A Method for the Online Construction of the Set of States of a Markov Decision Process Using Answer Set Programming

Texto completo
Autor(es):	Ferreira, Leonardo Anjoletto ; Bianchi, Reinaldo A. C. ; Santos, Paulo E. ; Lopez de Mantaras, Ramon ; Mouhoub, M ; Sadaoui, S ; Mohamed, OA ; Ali, M Número total de Autores: 8
Tipo de documento:	Artigo Científico
Fonte:	RECENT TRENDS AND FUTURE TECHNOLOGY IN APPLIED INTELLIGENCE, IEA/AIE 2018; v. 10868, p. 13-pg., 2018-01-01.
Resumo
Non-stationary domains, that change in unpredicted ways, are a challenge for agents searching for optimal policies in sequential decision-making problems.

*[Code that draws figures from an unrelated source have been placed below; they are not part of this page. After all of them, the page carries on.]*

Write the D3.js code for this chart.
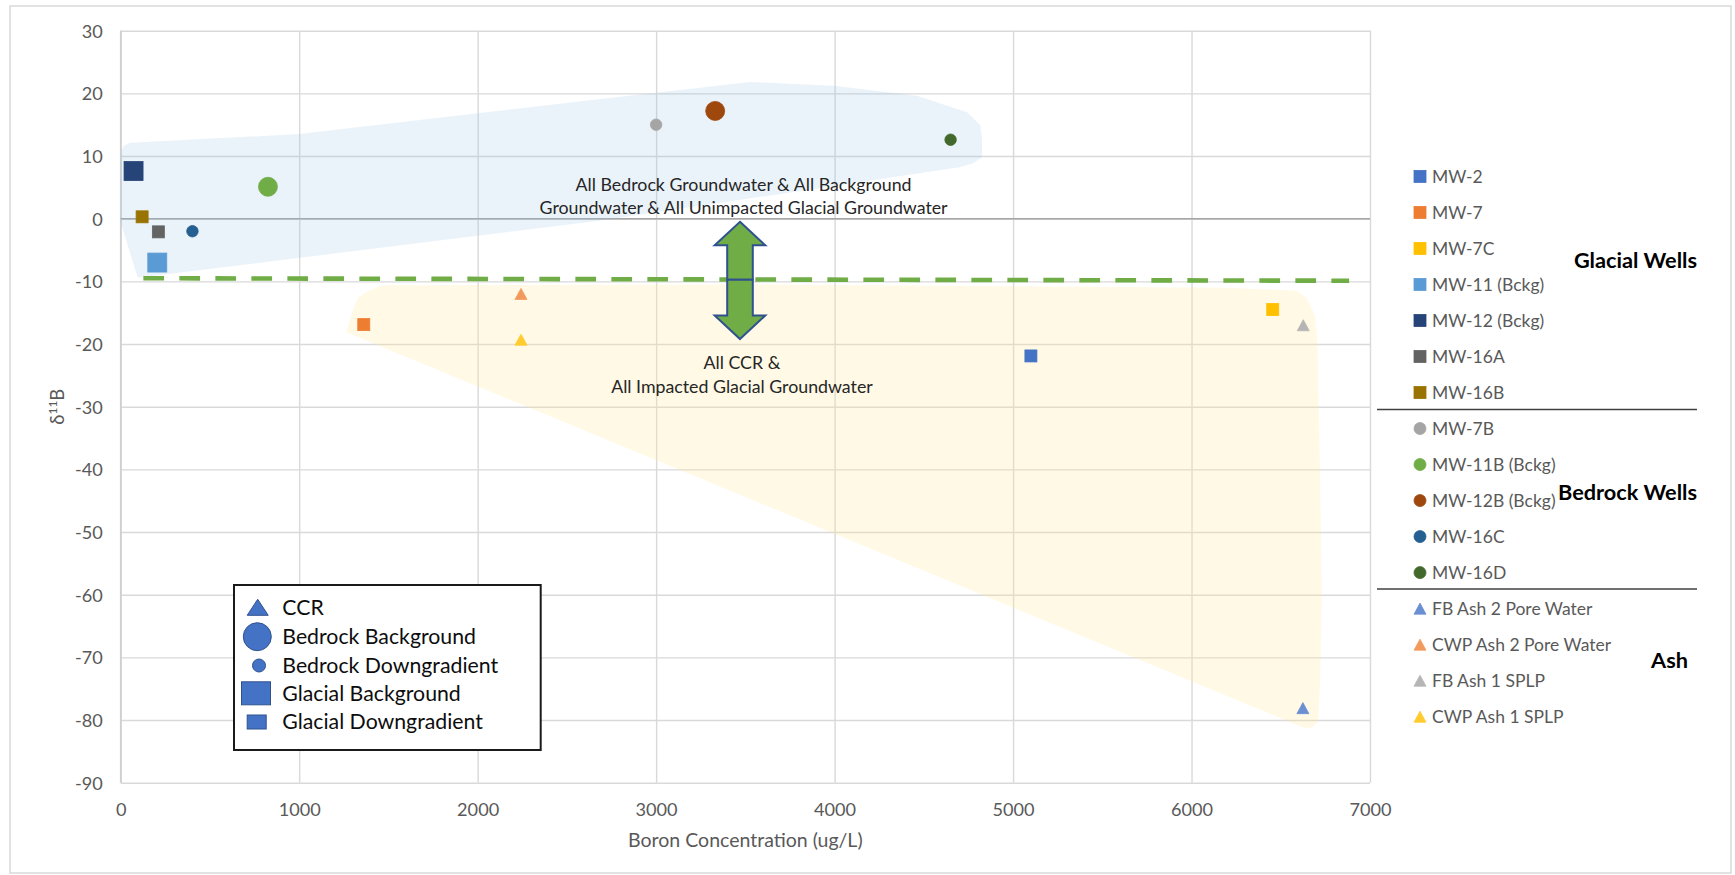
<!DOCTYPE html>
<html>
<head>
<meta charset="utf-8">
<script src="https://cdn.jsdelivr.net/npm/d3@7"></script>
<style>
  html, body { margin: 0; padding: 0; background: #fff; }
  svg { display: block; }
</style>
</head>
<body>
<div class="container"></div>
<script>
// glacial wells (squares)
var glacialWells = ['MW-2', 'MW-7', 'MW-7C', 'MW-11 (Bckg)', 'MW-12 (Bckg)', 'MW-16A', 'MW-16B'];
var glacialBoron = [5100, 1362, 6455, 205, 72, 211, 120];
var glacialD11B = [-21.9, -16.9, -14.5, -7.0, 7.6, -2.1, 0.3];
var glacialBackground = [false, false, false, true, true, false, false];

// bedrock wells (circles)
var bedrockWells = ['MW-7B', 'MW-11B (Bckg)', 'MW-12B (Bckg)', 'MW-16C', 'MW-16D'];
var bedrockBoron = [3000, 825, 3331, 402, 4650];
var bedrockD11B = [15.0, 5.1, 17.2, -2.0, 12.6];
var bedrockBackground = [false, true, true, false, false];

// ash samples (triangles)
var ashSamples = ['FB Ash 2 Pore Water', 'CWP Ash 2 Pore Water', 'FB Ash 1 SPLP', 'CWP Ash 1 SPLP'];
var ashBoron = [6624, 2243, 6626, 2243];
var ashD11B = [-78.1, -12.0, -17.0, -19.3];

var xTicks = [0, 1000, 2000, 3000, 4000, 5000, 6000, 7000];
var yTicks = [30, 20, 10, 0, -10, -20, -30, -40, -50, -60, -70, -80, -90];

// hand drawn zones, in data units
var bedrockZone = [[0, 10.3], [15, 11.6], [52, 12.1], [1000, 13.5], [2690, 19.1], [3527, 21.8], [3994, 21.2],
  [4462, 19.6], [4742, 17.0], [4817, 14.9], [4826, 12.7], [4826, 9.8], [4780, 8.9], [4700, 8.2],
  [2690, -0.3], [130, -9.3], [95, -9.4], [0, -0.6]];
var ccrZone = [[1265, -18.1], [1300, -14.6], [1330, -12.6], [1383, -11.6], [1470, -10.6], [3500, -10.5],
  [6200, -11.0], [6590, -11.5], [6645, -12.7], [6692, -15.5], [6705, -19.9], [6720, -40.8], [6729, -60],
  [6721, -73.4], [6710, -80], [6688, -80.9], [6653, -81.4], [6619, -81.1]];
var splitLine = [[127, -9.5], [6883, -9.9]];
var arrowX = 3470, arrowTop = -0.5, arrowMid = -9.75, arrowBottom = -19.2;

var upperNote = ['All Bedrock Groundwater & All Background', 'Groundwater & All Unimpacted Glacial Groundwater'];
var upperNoteAt = [[3490, 5.4], [3490, 1.7]];
var lowerNote = ['All CCR &', 'All Impacted Glacial Groundwater'];
var lowerNoteAt = [[3481, -23.05], [3481, -26.9]];

var groupLabels = ['Glacial Wells', 'Bedrock Wells', 'Ash'];
var shapeKey = ['CCR', 'Bedrock Background', 'Bedrock Downgradient', 'Glacial Background', 'Glacial Downgradient'];

// colours
var glacialColors = ['#4472C4', '#ED7D31', '#FFC000', '#5B9BD5', '#264478', '#636363', '#997300'];
var bedrockColors = ['#A5A5A5', '#70AD47', '#9E480E', '#255E91', '#43682B'];
var ashColors = ['#6A8FD2', '#F29A5C', '#B5B5B5', '#FFCB2E'];

var W = 1735, H = 875;
var svg = d3.select('.container').append('svg').attr('width', W).attr('height', H);

// Lato is close to Calibri, scale it so widths line up
var probe = svg.append('text').style('font-family', 'Lato').style('font-size', '23px').text('Bedrock Downgradient');
var k = 214.9 / probe.node().getComputedTextLength();
probe.remove();
function fs(c) { return (c * k).toFixed(2) + 'px'; }

svg.append('rect')
  .attr('x', 10).attr('y', 6).attr('width', 1721).attr('height', 867)
  .attr('fill', '#fff').attr('stroke', '#D9D9D9').attr('stroke-width', 1.5);

var x = d3.scaleLinear().domain([0, 7000]).range([120.7, 1370]);
var y = d3.scaleLinear().domain([-90, 30]).range([782.7, 30.7]);

// grid + tick labels (plain hyphen for negatives, like Excel)
var plain = function (d) { return String(d); };
var gx = svg.append('g')
  .attr('transform', 'translate(0,' + y(-90) + ')')
  .call(d3.axisBottom(x).tickValues(xTicks).tickSize(-(y(-90) - y(30))).tickFormat(plain));
var gy = svg.append('g')
  .attr('transform', 'translate(' + x(0) + ',0)')
  .call(d3.axisLeft(y).tickValues(yTicks).tickSize(-(x(7000) - x(0))).tickFormat(plain));
[gx, gy].forEach(function (g) {
  g.select('.domain').remove();
  g.selectAll('line').attr('stroke', '#D9D9D9').attr('stroke-width', 1.4);
  g.selectAll('text').attr('fill', '#595959').style('font-family', 'Lato').style('font-size', fs(19.7));
});
gx.selectAll('text').attr('y', 26.5).attr('dy', '0.35em');
gy.selectAll('text').attr('x', -18).attr('dy', '0.35em');

svg.append('line')
  .attr('x1', x(0)).attr('x2', x(0)).attr('y1', y(30)).attr('y2', y(-90))
  .attr('stroke', '#D0D0D0').attr('stroke-width', 1.6);
svg.append('line')
  .attr('x1', x(0)).attr('x2', x(7000)).attr('y1', y(0)).attr('y2', y(0))
  .attr('stroke', '#A6A6A6').attr('stroke-width', 1.6);

// axis titles
svg.append('text')
  .attr('x', (x(0) + x(7000)) / 2).attr('y', 840).attr('dy', '0.35em')
  .attr('text-anchor', 'middle').attr('fill', '#595959')
  .style('font-family', 'Lato').style('font-size', fs(21.2))
  .text('Boron Concentration (ug/L)');

var yt = svg.append('text')
  .attr('transform', 'translate(58,' + (y(30) + y(-90)) / 2 + ') rotate(-90)')
  .attr('text-anchor', 'middle').attr('dy', '0.35em').attr('fill', '#595959')
  .style('font-family', 'Lato').style('font-size', fs(20));
yt.append('tspan').text('δ');
yt.append('tspan').attr('dy', -8 * k).style('font-size', fs(13)).text('11');
yt.append('tspan').attr('dy', 8 * k).text('B');

// zones
var zoneLine = d3.line()
  .x(function (d) { return x(d[0]); })
  .y(function (d) { return y(d[1]); })
  .curve(d3.curveLinearClosed);
svg.append('path').attr('d', zoneLine(bedrockZone)).attr('fill', '#9DC3E6').attr('fill-opacity', 0.2);
svg.append('path').attr('d', zoneLine(ccrZone)).attr('fill', '#FFE699').attr('fill-opacity', 0.25);

// markers
function drawMarker(g, shape, size, color, stroke) {
  if (shape === 'square') {
    g.append('rect').attr('x', -size / 2).attr('y', -size / 2).attr('width', size).attr('height', size)
      .attr('fill', color).attr('stroke', stroke || color).attr('stroke-width', 0.8);
  } else if (shape === 'circle') {
    g.append('circle').attr('r', size / 2)
      .attr('fill', color).attr('stroke', stroke || color).attr('stroke-width', 0.8);
  } else {
    var h = size * 0.92;
    g.append('path').attr('d', 'M0,' + (-h / 2) + 'L' + (size / 2) + ',' + (h / 2) + 'L' + (-size / 2) + ',' + (h / 2) + 'Z')
      .attr('fill', color).attr('stroke', stroke || color).attr('stroke-width', 0.8);
  }
}

var points = svg.append('g');
glacialWells.forEach(function (n, i) {
  var g = points.append('g').attr('transform', 'translate(' + x(glacialBoron[i]) + ',' + y(glacialD11B[i]) + ')');
  drawMarker(g, 'square', glacialBackground[i] ? 19 : 12, glacialColors[i]);
});
bedrockWells.forEach(function (n, i) {
  var g = points.append('g').attr('transform', 'translate(' + x(bedrockBoron[i]) + ',' + y(bedrockD11B[i]) + ')');
  drawMarker(g, 'circle', bedrockBackground[i] ? 19 : 11.5, bedrockColors[i]);
});
ashSamples.forEach(function (n, i) {
  var g = points.append('g').attr('transform', 'translate(' + x(ashBoron[i]) + ',' + y(ashD11B[i]) + ')');
  drawMarker(g, 'triangle', 12, ashColors[i]);
});

// dashed divider
svg.append('line')
  .attr('x1', x(splitLine[0][0])).attr('y1', y(splitLine[0][1]))
  .attr('x2', x(splitLine[1][0])).attr('y2', y(splitLine[1][1]))
  .attr('stroke', '#70AD47').attr('stroke-width', 4.6).attr('stroke-dasharray', '20.7 15.3');

// double arrow (two block arrows meeting at the middle)
var ax = x(arrowX), hw = 25.3, sw = 12.8, hh = 23.5;
function blockArrow(tip, base, dir) {
  var b = tip + dir * hh;
  return 'M' + ax + ',' + tip + 'L' + (ax + hw) + ',' + b + 'L' + (ax + sw) + ',' + b + 'L' + (ax + sw) + ',' + base +
    'L' + (ax - sw) + ',' + base + 'L' + (ax - sw) + ',' + b + 'L' + (ax - hw) + ',' + b + 'Z';
}
svg.append('path').attr('d', blockArrow(y(arrowTop), y(arrowMid), 1))
  .attr('fill', '#70AD47').attr('stroke', '#2F528F').attr('stroke-width', 2).attr('stroke-linejoin', 'miter');
svg.append('path').attr('d', blockArrow(y(arrowBottom), y(arrowMid), -1))
  .attr('fill', '#70AD47').attr('stroke', '#2F528F').attr('stroke-width', 2).attr('stroke-linejoin', 'miter');

// notes
function note(lines, at) {
  lines.forEach(function (t, i) {
    svg.append('text')
      .attr('x', x(at[i][0])).attr('y', y(at[i][1])).attr('dy', '0.35em')
      .attr('text-anchor', 'middle').attr('fill', '#262626')
      .style('font-family', 'Lato').style('font-size', fs(19.3))
      .text(t);
  });
}
note(upperNote, upperNoteAt);
note(lowerNote, lowerNoteAt);

// right legend
var legendRows = [];
glacialWells.forEach(function (n, i) { legendRows.push({ name: n, shape: 'square', color: glacialColors[i] }); });
bedrockWells.forEach(function (n, i) { legendRows.push({ name: n, shape: 'circle', color: bedrockColors[i] }); });
ashSamples.forEach(function (n, i) { legendRows.push({ name: n, shape: 'triangle', color: ashColors[i] }); });

var rl = svg.append('g');
legendRows.forEach(function (r, i) {
  var ry = 176.4 + 36.02 * i;
  var g = rl.append('g').attr('transform', 'translate(1420,' + ry + ')');
  drawMarker(g, r.shape, 12, r.color);
  rl.append('text').attr('x', 1432).attr('y', ry).attr('dy', '0.35em')
    .attr('fill', '#595959').style('font-family', 'Lato').style('font-size', fs(19))
    .text(r.name);
});
[409.5, 589].forEach(function (ly) {
  rl.append('line').attr('x1', 1377).attr('x2', 1697).attr('y1', ly).attr('y2', ly)
    .attr('stroke', '#404040').attr('stroke-width', 1.6);
});
var groupY = [260, 492, 660], groupRight = [1697, 1697, 1688];
groupLabels.forEach(function (t, i) {
  rl.append('text').attr('x', groupRight[i]).attr('y', groupY[i]).attr('dy', '0.35em')
    .attr('text-anchor', 'end').attr('fill', '#000')
    .style('font-family', 'Lato').style('font-weight', 'bold').style('font-size', fs(23.6))
    .text(t);
});

// shape key box
var kb = svg.append('g');
kb.append('rect').attr('x', 234).attr('y', 585).attr('width', 306.7).attr('height', 165)
  .attr('fill', '#fff').attr('stroke', '#1a1a1a').attr('stroke-width', 2);
var keyY = [607.3, 636.7, 665.5, 693.3, 722];
var k0 = kb.append('g').attr('transform', 'translate(257.7,' + keyY[0] + ')');
k0.append('path').attr('d', 'M0,-8L10.5,8L-10.5,8Z').attr('fill', '#4472C4').attr('stroke', '#2F528F');
kb.append('circle').attr('cx', 257.3).attr('cy', keyY[1]).attr('r', 14).attr('fill', '#4472C4').attr('stroke', '#2F528F');
kb.append('circle').attr('cx', 259).attr('cy', keyY[2]).attr('r', 6.5).attr('fill', '#4472C4').attr('stroke', '#2F528F');
kb.append('rect').attr('x', 256 - 14.5).attr('y', keyY[3] - 11.5).attr('width', 29).attr('height', 23)
  .attr('fill', '#4472C4').attr('stroke', '#2F528F');
kb.append('rect').attr('x', 256.7 - 9.5).attr('y', keyY[4] - 7).attr('width', 19).attr('height', 14)
  .attr('fill', '#4472C4').attr('stroke', '#2F528F');
shapeKey.forEach(function (t, i) {
  kb.append('text').attr('x', 282.3).attr('y', keyY[i]).attr('dy', '0.35em')
    .attr('fill', '#0d0d0d').style('font-family', 'Lato').style('font-size', fs(23.1))
    .text(t);
});
</script>
</body>
</html>
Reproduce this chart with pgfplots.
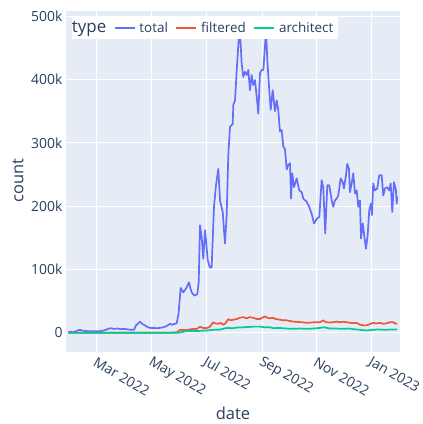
\documentclass[border=0pt]{standalone}
\usepackage{pgfplots}
\pgfplotsset{compat=1.18}
\usepackage{fontspec}
\setmainfont{Open Sans}
\definecolor{bg}{HTML}{E5ECF6}
\definecolor{txt}{HTML}{2A3F5F}
\definecolor{ctotal}{HTML}{636EFA}
\definecolor{cfilt}{HTML}{EF553B}
\definecolor{carch}{HTML}{00CC96}

\pgfplotstableread{
day val
27.4 1
30 2
33 1
36 3
40 5
44 3.5
48 3
52 2.5
56 3
60 2.5
63 3
67 4
70 5.5
74 7.6
78 6.5
82 7
86 6
90 6.5
94 5.5
98 5
100.5 5
102.7 12
105 15
107.2 18
110 14
112.7 12
116 9
119 8
122 8
126 7.5
129.4 8
133 9
137 11
140.5 14.5
143 13
146.1 14.5
148 15.5
150 30
152.4 71
155.3 64
158.3 70
160 75
161.7 80
163 72
164.7 64
167.6 59
170.9 61
172.5 80
173.9 170
175.8 151
177.6 117
179.5 162
181 140
182.5 115
185 103
186.9 104
189.5 199
191.7 233
194.3 259
196.2 209
199.2 191
201.7 141
203.6 186
205.4 280
207.3 325
210.3 330
211 360
212.9 367
214.8 415
216.5 452
217.9 482
219 460
220.3 425
222.1 404
224 412
225.9 407
227.7 415
229.5 383
231.4 407
233.2 391
235.1 399
237 373
238.8 346
240.7 410
242.6 415
244.4 415
246.2 452
247.4 478
248.8 431
251 383
252.6 352
254.8 383
257.4 350
259.3 367
261 352
262.9 318
264.8 320
266.6 294
268.5 290
270.4 258
272.2 265
274.1 268
275.2 212
276.6 252
278.5 230
281.5 244
284.4 225
287.1 222
288.9 212
292.6 207
295.5 199
298.2 188
300.8 173
303.8 180
306.7 183
309.3 241
311.1 230
313.3 157
315.6 233
317.8 233
320.5 209
322.2 199
324.1 209
326 212
327.8 217
330.5 244
332.7 238
334.1 228
336.4 249
337.8 267
339.7 259
340.8 222
342.7 236
344.5 252
346.4 220
348.3 225
350.1 199
351.9 209
353.1 149
355 173
356.7 154
358.6 133
360.5 154
362.3 194
364.2 204
365.3 186
366.7 236
368.6 225
371.2 228
373.4 249
376.1 249
377.9 217
379.8 228
382.3 230
384.6 225
386.1 236
387.9 191
389.8 238
392 225
392.8 204
393.4 215
}\total

\pgfplotstableread{
day val
27.4 0.3
60 0.5
100 0.3
140 0.5
148 0.8
151.7 5
159 4.5
166.5 6.6
170 6
173.9 10
177 8
181.4 7.6
185 10
188.7 17
191 15
194.3 14.5
197 16
199.8 13
202 15
205.4 22
208 20
211 21
215 22
218 24
222.1 25
226 23
229 25
233.2 24
237 22
240.7 22
243 24
246.2 26
249 24
251.8 23
255 24
258 22
262.9 21
266 20
270 20
274 19
277.7 18
282 17.5
287 17
292.6 16
297 16.5
302 17
307.4 17
311.1 20
314 17
318.6 16.5
322 17
326 18
329 17
333.4 17.7
337 17
341 16
344.5 15.5
348 16
352 13
356 12
359.4 12
363 14
366.7 16
370 15
374 16
377.9 14.5
381 15
385 17
389 17
391 15
393.4 14.5
}\filtered

\pgfplotstableread{
day val
27.4 0.2
100 0.3
150 0.5
159 3
170 3
181.4 4
188.7 5
195 5
203.6 8
210 7.5
215 8.5
222.1 9
228 9.5
233 10
240.7 10
246 9
252 9
255.5 7.6
262 8
270 7
277.7 6.6
285 7
292.6 6.5
300 7
307.4 8
312 9
318.6 7
325 7
333.4 6.6
340 7
345 6
352 5
359.4 4
366.7 5
372 5.5
380 5
386 5.5
393.4 5.5
}\architect

\begin{document}
\begin{tikzpicture}
\begin{axis}[
  name=ax,
  scale only axis, width=334bp, height=341bp,
  xmin=24.8, xmax=396.5, ymin=-30, ymax=508,
  axis background/.style={fill=bg},
  axis line style={draw=none},
  major tick length=0pt,
  grid=major, major grid style={white, line width=1bp},
  xtick={59,120,181,243,304,365},
  xticklabels={Mar 2022,May 2022,Jul 2022,Sep 2022,Nov 2022,Jan 2023},
  ytick={0,100,200,300,400,500},
  yticklabels={0,100k,200k,300k,400k,500k},
  /pgf/number format/assume math mode=true,
  tick label style={font=\fontsize{14}{16}\selectfont, text=txt},
  xticklabel style={xshift=-2bp, yshift=-9bp, rotate=-30, anchor=west, inner sep=0pt},
  xlabel={date}, ylabel={count},
  label style={font=\fontsize{16.5}{18}\selectfont, text=txt},
  xlabel style={at={(axis description cs:0.5,-0.179)}, anchor=center},
  ylabel style={at={(axis description cs:-0.1437,0.504)}, anchor=center},
  clip=false,
  legend style={at={(rel axis cs:0.017,0.983)}, anchor=north west, fill=white, draw=none,
    font=\fontsize{13.5}{15}\selectfont, text=txt, legend columns=-1,
    inner sep=3bp, column sep=2.5bp,
    /tikz/every even column/.append style={column sep=6bp},
    nodes={inner sep=1.5bp}},
  legend cell align=left,
  legend image code/.code={\draw[#1] (0bp,0bp) -- (20bp,0bp);},
  no markers,
]
\addlegendimage{empty legend}
\addlegendentry{\fontsize{17}{18}\selectfont\hspace*{-7bp}type}
\addplot[ctotal, line width=1.7bp, line join=round] table[x=day,y=val] {\total};
\addlegendentry{total}
\addplot[cfilt, line width=1.7bp, line join=round] table[x=day,y=val] {\filtered};
\addlegendentry{filtered}
\addplot[carch, line width=1.7bp, line join=round] table[x=day,y=val] {\architect};
\addlegendentry{architect}
\end{axis}
\path (ax.south west) ++(-66bp,-72bp) rectangle ++(423bp,424bp);
\end{tikzpicture}
\end{document}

This paper presents a combination of Markov Decision Processes (MDP) with Answer Set Programming (ASP), named Online ASP for MDP (oASP(MDP)), which is a method capable of constructing the set of domain states while the agent interacts with a changing environment. oASP(MDP) updates previously obtained policies, learnt by means of Reinforcement Learning (RL), using rules that represent the domain changes observed by the agent. These rules represent a set of domain constraints that are processed as ASP programs reducing the search space. Results show that oASP(MDP) is capable of finding solutions for problems in non-stationary domains without interfering with the action-value function approximation process. (AU)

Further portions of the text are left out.